DS: I am struck by the restraint and realism in your books.
Polyp: A lot of comic book drawing has a tendency to melodrama and to glory in a pornography of violence. I try to avoid those extremes. The force-feeding scene in the suffragette chapter is obviously violent but it gets a lot of its power from the restraint on the other pages around it. And when I draw people in extreme situations, I try to avoid theatricality. I will often go back to real contemporary images and let them inspire my historical ones. One of my Peterloo images of a protestor being attacked is based on a famous photograph from Orgreave during the miner’s strike in 1984. Another one, depicting the Peterloo protesters trying to escape by climbing a wall, is based on a famous photograph of football fans escaping the Hillsborough disaster. I think both the physical realism and the resonance this creates with later struggles is important.

DS: Let’s talk a bit about Chartism.
Polyp: I see Malcolm’s book on your shelf. I slightly cursed him when I was using his material for the Chartist chapter because he described this torchlit procession in which a group were carrying a box illuminated from inside with the word Liberty on the side in glass, and I’m like, ‘Right, I’m drawing that’ but then when I went through the description I was trying to work out what this object must have looked like, and I couldn’t quite picture it. And so, because I’m a prop builder, I decided I’d build it in my head! And that was tough! The description was quite sparse and working out how this thing could possibly have been carried, without keeling over, was intriguing. I hope I got it right. I’d love to get hold of a Tardis and go back and see if I got it right.

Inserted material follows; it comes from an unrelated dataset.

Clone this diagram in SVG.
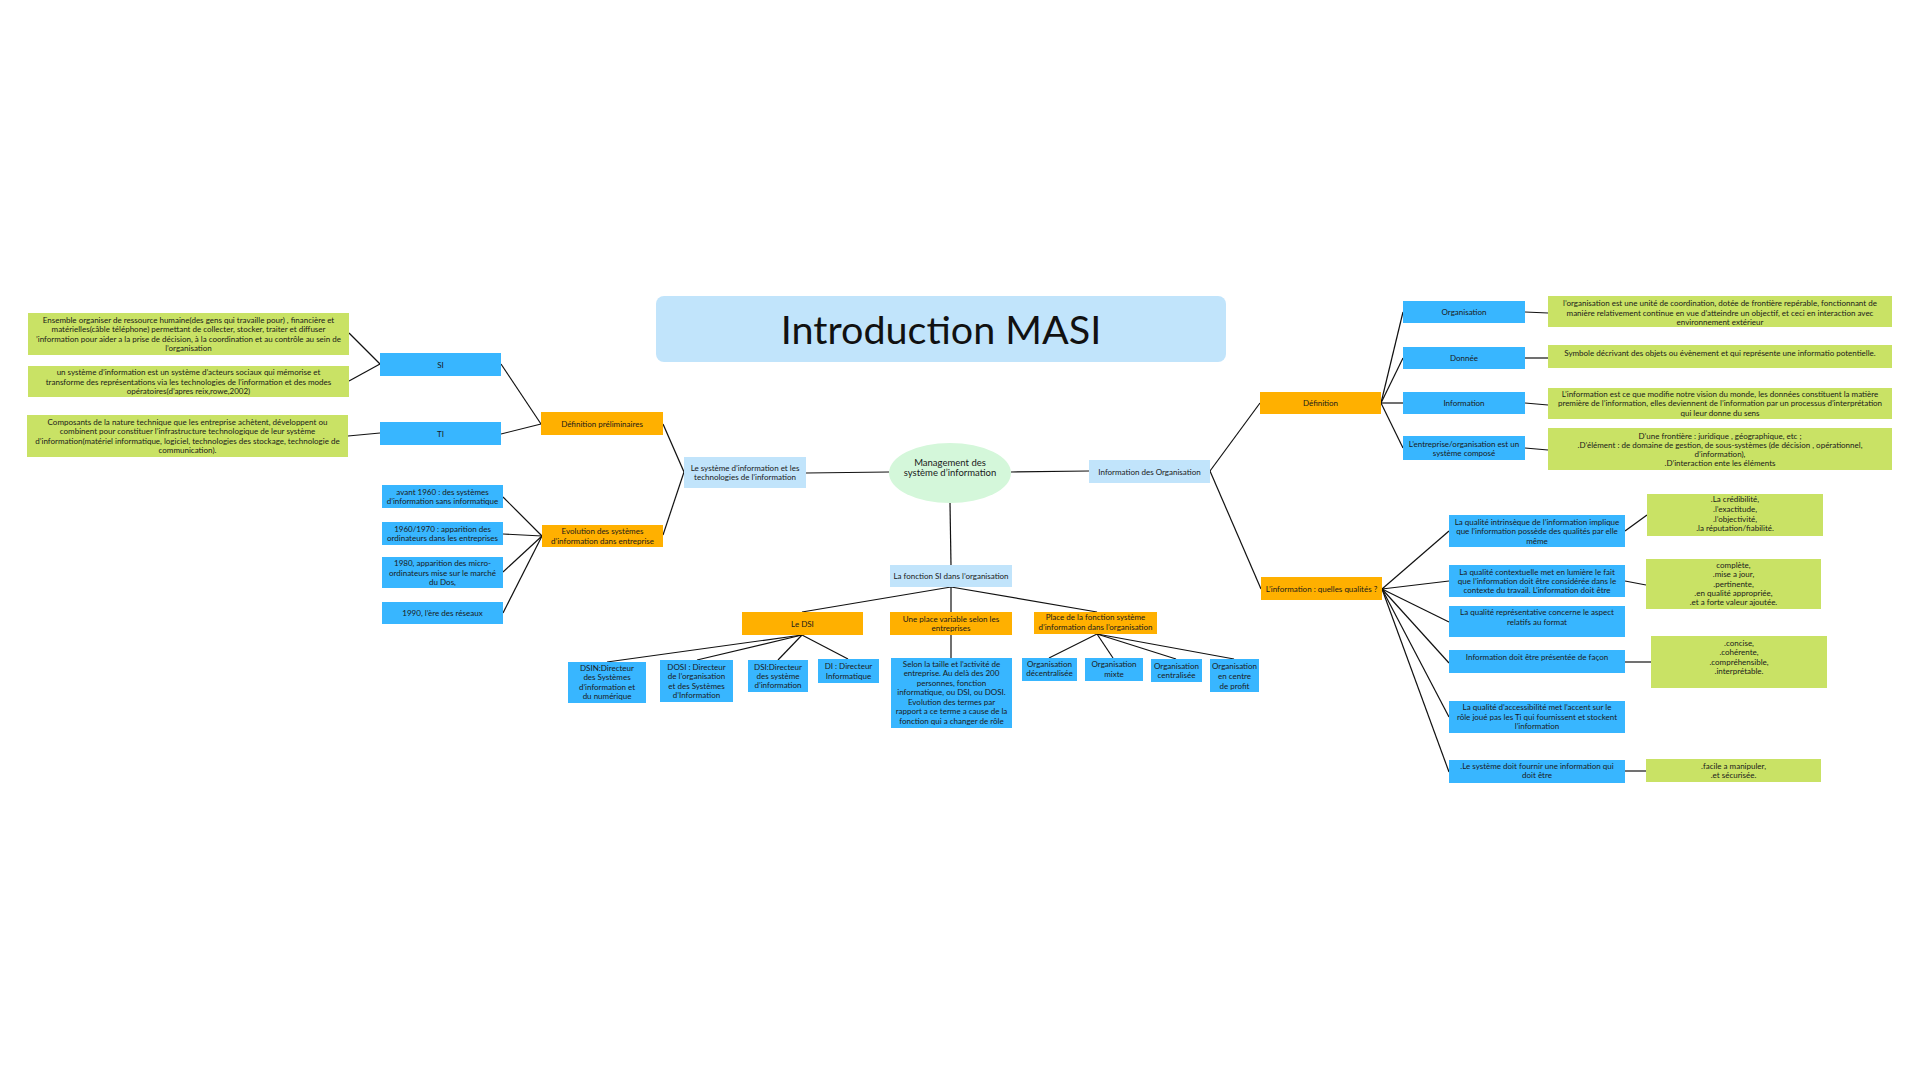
<svg xmlns="http://www.w3.org/2000/svg" width="1920" height="1080" viewBox="0 0 1920 1080">
<style>
text{font-family:"Lato","Liberation Sans",sans-serif;font-size:8px;fill:#1a1a1a;text-anchor:middle}
.b{fill:#38B6FF}
.o{fill:#FFB000}
.g{fill:#C9E265}
.l{fill:#C1E4FB}
.c line{stroke:#111;stroke-width:1.2}
.t{font-size:39.5px;fill:#111}
.m{font-size:9.5px}
</style>
<rect width="1920" height="1080" fill="#fff"/>
<g class="c">
<line x1="349" y1="333" x2="380" y2="364"/>
<line x1="349" y1="381" x2="380" y2="364"/>
<line x1="348" y1="436" x2="380" y2="433"/>
<line x1="501" y1="364" x2="541" y2="424"/>
<line x1="501" y1="434" x2="541" y2="424"/>
<line x1="503" y1="497" x2="542" y2="536"/>
<line x1="503" y1="534" x2="542" y2="536"/>
<line x1="503" y1="572" x2="542" y2="536"/>
<line x1="503" y1="613" x2="542" y2="536"/>
<line x1="663" y1="424" x2="684" y2="472"/>
<line x1="663" y1="535" x2="684" y2="472"/>
<line x1="806" y1="473" x2="889" y2="472"/>
<line x1="1011" y1="472" x2="1089" y2="471"/>
<line x1="950" y1="503" x2="951" y2="565"/>
<line x1="951" y1="587" x2="802" y2="612"/>
<line x1="951" y1="587" x2="951" y2="612"/>
<line x1="951" y1="587" x2="1097" y2="612"/>
<line x1="802" y1="635" x2="607" y2="662"/>
<line x1="802" y1="635" x2="697" y2="660"/>
<line x1="802" y1="635" x2="778" y2="660"/>
<line x1="802" y1="635" x2="848" y2="659"/>
<line x1="951" y1="635" x2="951" y2="658"/>
<line x1="1097" y1="634" x2="1049" y2="658"/>
<line x1="1097" y1="634" x2="1113" y2="658"/>
<line x1="1097" y1="634" x2="1176" y2="659"/>
<line x1="1097" y1="634" x2="1234" y2="659"/>
<line x1="1210" y1="471" x2="1260" y2="403"/>
<line x1="1210" y1="471" x2="1261" y2="589"/>
<line x1="1381" y1="403" x2="1403" y2="312"/>
<line x1="1381" y1="403" x2="1403" y2="358"/>
<line x1="1381" y1="403" x2="1403" y2="403"/>
<line x1="1381" y1="403" x2="1403" y2="448"/>
<line x1="1525" y1="312" x2="1548" y2="313"/>
<line x1="1525" y1="358" x2="1548" y2="358"/>
<line x1="1525" y1="403" x2="1548" y2="405"/>
<line x1="1525" y1="448" x2="1548" y2="450"/>
<line x1="1382" y1="589" x2="1449" y2="531"/>
<line x1="1382" y1="589" x2="1449" y2="581"/>
<line x1="1382" y1="589" x2="1449" y2="622"/>
<line x1="1382" y1="589" x2="1449" y2="663"/>
<line x1="1382" y1="589" x2="1449" y2="717"/>
<line x1="1382" y1="589" x2="1449" y2="772"/>
<line x1="1625" y1="531" x2="1647" y2="515"/>
<line x1="1625" y1="581" x2="1646" y2="585"/>
<line x1="1625" y1="662" x2="1651" y2="662"/>
<line x1="1625" y1="771" x2="1646" y2="771"/>
</g>

<g id="title"><rect class="l" x="656" y="296" width="570" height="66" rx="8"/><text class="t" x="941" y="343.5">Introduction MASI</text></g>

<g id="center"><ellipse cx="950" cy="473" rx="61" ry="30" fill="#D4F7DA"/><text class="m" x="950" y="465.5">Management des</text><text class="m" x="950" y="476">système d’information</text></g>

<g id="n-si-ti"><rect class="l" x="684" y="457" width="122" height="31"/><text x="745" y="470.8">Le système d’information et les</text><text x="745" y="480.1">technologies de l’information</text></g>
<g id="n-info-org"><rect class="l" x="1089" y="460" width="121" height="23"/><text x="1149.5" y="474.5">Information des Organisation</text></g>
<g id="n-fonction"><rect class="l" x="890" y="565" width="122" height="22"/><text x="951" y="579">La fonction SI dans l’organisation</text></g>

<g id="n-defprelim"><rect class="o" x="541" y="412" width="122" height="23"/><text x="602" y="426.5">Définition préliminaires</text></g>
<g id="n-evolution"><rect class="o" x="542" y="525" width="121" height="22"/><text x="602.5" y="534.3">Evolution des systèmes</text><text x="602.5" y="543.6">d’information dans entreprise</text></g>

<g id="n-si"><rect class="b" x="380" y="353" width="121" height="23"/><text x="440.5" y="367.5">SI</text></g>
<g id="n-ti"><rect class="b" x="380" y="422" width="121" height="23"/><text x="440.5" y="436.5">TI</text></g>

<g id="n-g1"><rect class="g" x="28" y="313" width="321" height="42"/><text x="188.5" y="323">Ensemble organiser de ressource humaine(des gens qui travaille pour) , financière et</text><text x="188.5" y="332.3">matérielles(câble téléphone) permettant de collecter, stocker, traiter et diffuser</text><text x="188.5" y="341.7">’information pour aider a la prise de décision, à la coordination et au contrôle au sein de</text><text x="188.5" y="351">l’organisation</text></g>
<g id="n-g2"><rect class="g" x="28" y="366" width="321" height="31"/><text x="188.5" y="375.2">un système d’information est un système d’acteurs sociaux qui mémorise et</text><text x="188.5" y="384.5">transforme des représentations via les technologies de l’information et des modes</text><text x="188.5" y="393.8">opératoires(d’apres reix,rowe,2002)</text></g>
<g id="n-g3"><rect class="g" x="27" y="415" width="321" height="42"/><text x="187.5" y="425">Composants de la nature technique que les entreprise achètent, développent ou</text><text x="187.5" y="434.3">combinent pour constituer l’infrastructure technologique de leur système</text><text x="187.5" y="443.6">d’information(matériel informatique, logiciel, technologies des stockage, technologie de</text><text x="187.5" y="453">communication).</text></g>

<g id="n-1960a"><rect class="b" x="382" y="485" width="121" height="23"/><text x="442.5" y="494.8">avant 1960 : des systèmes</text><text x="442.5" y="504.1">d’information sans informatique</text></g>
<g id="n-1960b"><rect class="b" x="382" y="522" width="121" height="23"/><text x="442.5" y="531.8">1960/1970 : apparition des</text><text x="442.5" y="541.1">ordinateurs dans les entreprises</text></g>
<g id="n-1980"><rect class="b" x="382" y="557" width="121" height="31"/><text x="442.5" y="566.2">1980, apparition des micro-</text><text x="442.5" y="575.5">ordinateurs mise sur le marché</text><text x="442.5" y="584.8">du Dos,</text></g>
<g id="n-1990"><rect class="b" x="382" y="602" width="121" height="22"/><text x="442.5" y="616">1990, l’ère des réseaux</text></g>

<g id="n-ledsi"><rect class="o" x="742" y="612" width="121" height="23"/><text x="802.5" y="626.5">Le DSI</text></g>
<g id="n-place-var"><rect class="o" x="890" y="612" width="122" height="23"/><text x="951" y="621.8">Une place variable selon les</text><text x="951" y="631.1">entreprises</text></g>
<g id="n-place-fn"><rect class="o" x="1034" y="612" width="123" height="22"/><text x="1095.5" y="620.3">Place de la fonction système</text><text x="1095.5" y="629.6">d’information dans l’organisation</text></g>

<g id="n-dsin"><rect class="b" x="568" y="662" width="78" height="41"/><text x="607" y="670.7">DSIN:Directeur</text><text x="607" y="680.1">des Systèmes</text><text x="607" y="689.5">d’information et</text><text x="607" y="698.9">du numérique</text></g>
<g id="n-dosi"><rect class="b" x="660" y="660" width="73" height="42"/><text x="696.5" y="669.9">DOSI : Directeur</text><text x="696.5" y="679.2">de l’organisation</text><text x="696.5" y="688.5">et des Systèmes</text><text x="696.5" y="697.8">d’Information</text></g>
<g id="n-dsi"><rect class="b" x="748" y="660" width="60" height="32"/><text x="778" y="669.7">DSI:Directeur</text><text x="778" y="679">des système</text><text x="778" y="688.3">d’information</text></g>
<g id="n-di"><rect class="b" x="818" y="659" width="61" height="24"/><text x="848.5" y="669">DI : Directeur</text><text x="848.5" y="678.7">Informatique</text></g>
<g id="n-selon"><rect class="b" x="891" y="658" width="121" height="70"/><text x="951.5" y="667">Selon la taille et l’activité de</text><text x="951.5" y="676.4">entreprise. Au delà des 200</text><text x="951.5" y="685.9">personnes, fonction</text><text x="951.5" y="695.3">informatique, ou DSI, ou DOSI.</text><text x="951.5" y="704.8">Evolution des termes par</text><text x="951.5" y="714.2">rapport a ce terme a cause de la</text><text x="951.5" y="723.7">fonction qui a changer de rôle</text></g>
<g id="n-org-dec"><rect class="b" x="1022" y="658" width="55" height="23"/><text x="1049.5" y="667">Organisation</text><text x="1049.5" y="676.3">décentralisée</text></g>
<g id="n-org-mixte"><rect class="b" x="1085" y="658" width="58" height="23"/><text x="1114" y="667">Organisation</text><text x="1114" y="677">mixte</text></g>
<g id="n-org-cent"><rect class="b" x="1151" y="659" width="51" height="23"/><text x="1176.5" y="668.7">Organisation</text><text x="1176.5" y="678">centralisée</text></g>
<g id="n-org-profit"><rect class="b" x="1210" y="659" width="49" height="33"/><text x="1234.5" y="669">Organisation</text><text x="1234.5" y="679">en centre</text><text x="1234.5" y="689">de profit</text></g>

<g id="n-definition"><rect class="o" x="1260" y="392" width="121" height="22"/><text x="1320.5" y="406">Définition</text></g>
<g id="n-organisation"><rect class="b" x="1403" y="301" width="122" height="22"/><text x="1464" y="315">Organisation</text></g>
<g id="n-g-org"><rect class="g" x="1548" y="296" width="344" height="31"/><text x="1720" y="306.3">l’organisation est une unité de coordination, dotée de frontière repérable, fonctionnant de</text><text x="1720" y="315.7">manière relativement continue en vue d’atteindre un objectif, et ceci en interaction avec</text><text x="1720" y="325">environnement extérieur</text></g>
<g id="n-donnee"><rect class="b" x="1403" y="347" width="122" height="22"/><text x="1464" y="361">Donnée</text></g>
<g id="n-g-donnee"><rect class="g" x="1548" y="345" width="344" height="23"/><text x="1720" y="355.7">Symbole décrivant des objets ou évènement et qui représente une informatio potentielle.</text></g>
<g id="n-information"><rect class="b" x="1403" y="392" width="122" height="22"/><text x="1464" y="406">Information</text></g>
<g id="n-g-info"><rect class="g" x="1548" y="388" width="344" height="31"/><text x="1720" y="397">L’information est ce que modifie notre vision du monde, les données constituent la matière</text><text x="1720" y="406.3">première de l’information, elles deviennent de l’information par un processus d’interprétation</text><text x="1720" y="415.7">qui leur donne du sens</text></g>
<g id="n-entreprise"><rect class="b" x="1403" y="436" width="122" height="24"/><text x="1464" y="447">L’entreprise/organisation est un</text><text x="1464" y="456.3">système composé</text></g>
<g id="n-g-entreprise"><rect class="g" x="1548" y="428" width="344" height="42"/><text x="1720" y="438.7">D’une frontière : juridique , géographique, etc ;</text><text x="1720" y="448">.D’élément : de domaine de gestion, de sous-systèmes (de décision , opérationnel,</text><text x="1720" y="457">d’information),</text><text x="1720" y="466.3">.D’interaction ente les éléments</text></g>

<g id="n-qualites"><rect class="o" x="1261" y="577" width="121" height="23"/><text x="1321.5" y="591.5">L’information : quelles qualités ?</text></g>
<g id="n-intrinseque"><rect class="b" x="1449" y="515" width="176" height="32"/><text x="1537" y="524.7">La qualité intrinsèque de l’information implique</text><text x="1537" y="534.3">que l’information possède des qualités par elle</text><text x="1537" y="543.7">même</text></g>
<g id="n-g-intr"><rect class="g" x="1647" y="494" width="176" height="42"/><text x="1735" y="502.3">.La crédibilité,</text><text x="1735" y="511.9">.l’exactitude,</text><text x="1735" y="521.5">.l’objectivité,</text><text x="1735" y="531.1">.la réputation/fiabilité.</text></g>
<g id="n-contextuelle"><rect class="b" x="1449" y="565" width="176" height="32"/><text x="1537" y="574.7">La qualité contextuelle met en lumière le fait</text><text x="1537" y="583.7">que l’information doit être considérée dans le</text><text x="1537" y="593">contexte du travail. L’information doit être</text></g>
<g id="n-g-ctx"><rect class="g" x="1646" y="559" width="175" height="50"/><text x="1733.5" y="568">complète,</text><text x="1733.5" y="577.3">.mise a jour,</text><text x="1733.5" y="586.5">.pertinente,</text><text x="1733.5" y="596">.en qualité appropriée,</text><text x="1733.5" y="605.3">.et a forte valeur ajoutée.</text></g>
<g id="n-representative"><rect class="b" x="1449" y="606" width="176" height="31"/><text x="1537" y="615.3">La qualité représentative concerne le aspect</text><text x="1537" y="624.7">relatifs au format</text></g>
<g id="n-presentee"><rect class="b" x="1449" y="650" width="176" height="23"/><text x="1537" y="660">Information doit être présentée de façon</text></g>
<g id="n-g-pres"><rect class="g" x="1651" y="636" width="176" height="52"/><text x="1739" y="645.7">.concise,</text><text x="1739" y="655.3">.cohérente,</text><text x="1739" y="664.7">.compréhensible,</text><text x="1739" y="674">.interprétable.</text></g>
<g id="n-accessibilite"><rect class="b" x="1449" y="701" width="176" height="32"/><text x="1537" y="710.3">La qualité d’accessibilité met l’accent sur le</text><text x="1537" y="719.7">rôle joué pas les Ti qui fournissent et stockent</text><text x="1537" y="729">l’information</text></g>
<g id="n-systeme"><rect class="b" x="1449" y="760" width="176" height="23"/><text x="1537" y="769">.Le système doit fournir une information qui</text><text x="1537" y="778.3">doit être</text></g>
<g id="n-g-sys"><rect class="g" x="1646" y="759" width="175" height="23"/><text x="1733.5" y="768.7">.facile a manipuler,</text><text x="1733.5" y="778">.et sécurisée.</text></g>
</svg>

DS: The Liberty Box aside, was there anything specifically about drawing the Chartists which you found challenging?
Polyp: To be really frank, the main difficulty with Courage was just the timescale and budget. You sometimes have to choose what you’re going to draw and how many images you are going to put on the page, and the density of images versus words. If anything I think maybe the Chartism chapter lacks images of the violence that they were subjected to. I’ve got words in there about them being attacked by the cops but you know they were just constantly getting stuff thrown at them. I also wanted to leave space to explore the division between ‘moral force’ and ‘physical force’ Chartists – that felt really core to the theme of Courage. And to be honest you just draw some things because it’s going to be fast: drawing a single object takes a day, but it takes about a week to draw an entire crowd which all look like real figures. I’m not doing a cartoon style; I’m going for physical realism and there’s a lot of work that goes into that.
DS: One of the defining features of Chartism is that it was a mass movement …
Polyp: I knew that the classic photo of Kennington Common had to go in but again, partly for speed but also partly because I’m quite interested in in the mediums in which history is being recorded, I decided to show the photograph as an actual metal plate being developed. I thought that was interesting because it says something about how objects, real physical objects, record history.

DS: Finally, I want to ask you about your sketch of William Cuffay, which is one of the items which is going to be auctioned at Chartism Day. It is a wonderful drawing, not least because you’ve made Cuffay look so warm and genial. As far as I know the only contemporary image we have of Cuffay is a depiction in Reynold’s Political Instructor from c.1850. Did you draw from that?

Polyp: I was initially tempted to reproduce that image, but I just felt such a kind of love and admiration for the guy – in in a way that I didn’t for, say, Feargus O’Connor – that I wanted to do something more. You can see the warmth in his face and I thought that deserves to be a real portrait of a real person not a reproduction of the Reynold’s one, which is itself quite a cartoony image. So I spent some time searching someone with similar facial characteristics and ethnicity, and eventually found one of those standard commercial pictures you can get, of this man who resembled what we know of Cuffay, and I was able to combine my impression of that image with the Reynold’s one, to create a new sketch, which looks familiar but conveys the depth he deserves.